De woningen bevinden zich in de rest bebouwde kom, in het matig stedelijk gebied. Op basis van deze gegevens wordt uitgegaan van bovenstaande parkeernormen. Hierbij is bezoekersparkeren (0,3 parkeerplaatsen per woning) inbegrepen. Bij parkeren op eigen terrein telt een oprit zonder garage mee als 0,8 parkeerplaats en een (lange) oprit mét garage als 1,0 parkeerplaats.
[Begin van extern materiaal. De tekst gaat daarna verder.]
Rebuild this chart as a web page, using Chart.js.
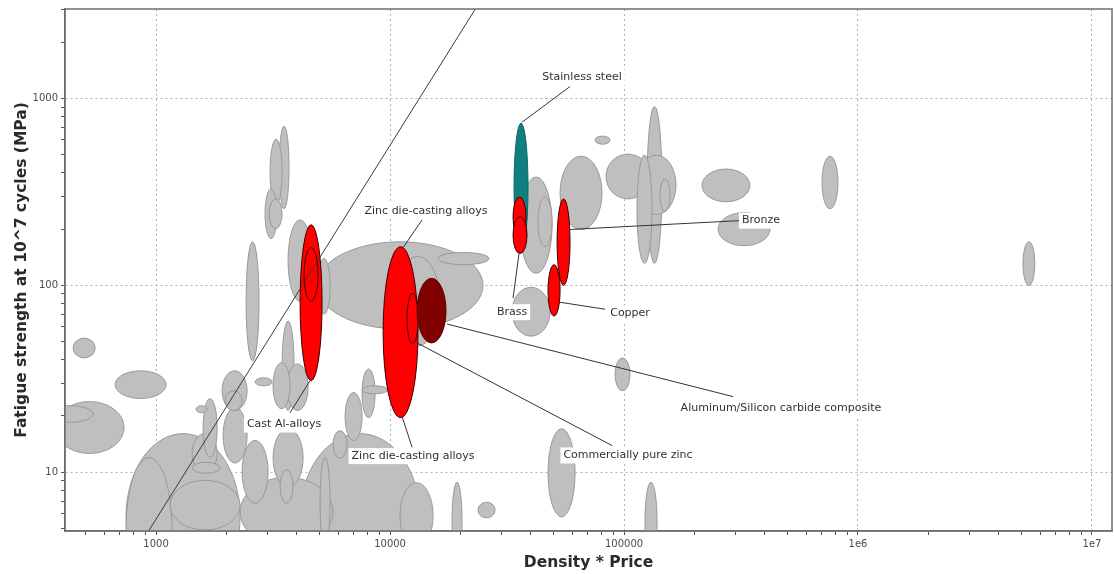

Een dubbele oprit met garage telt mee als 1,7 parkeerplaatsen.

De grondslag voor deze parkeernormen is de zonering uit het GVVP en het gemiddelde parkeerkencijfer uit CROW-publicatie 317 'Kencijfers parkeren en verkeersgeneratie' (2012). In het GVVP staat dat de gemeente De Bilt een gemiddeld autobezit kent in vergelijking tot steden met een zelfde stedelijkheidsgraad. Uit bovenstaand schema blijkt dat het aantal te realiseren parkeerplaatsen voldoet aan de minimale parkeernorm. Daarbij is uitgegaan van het meest recente stedenbouwkundig plan.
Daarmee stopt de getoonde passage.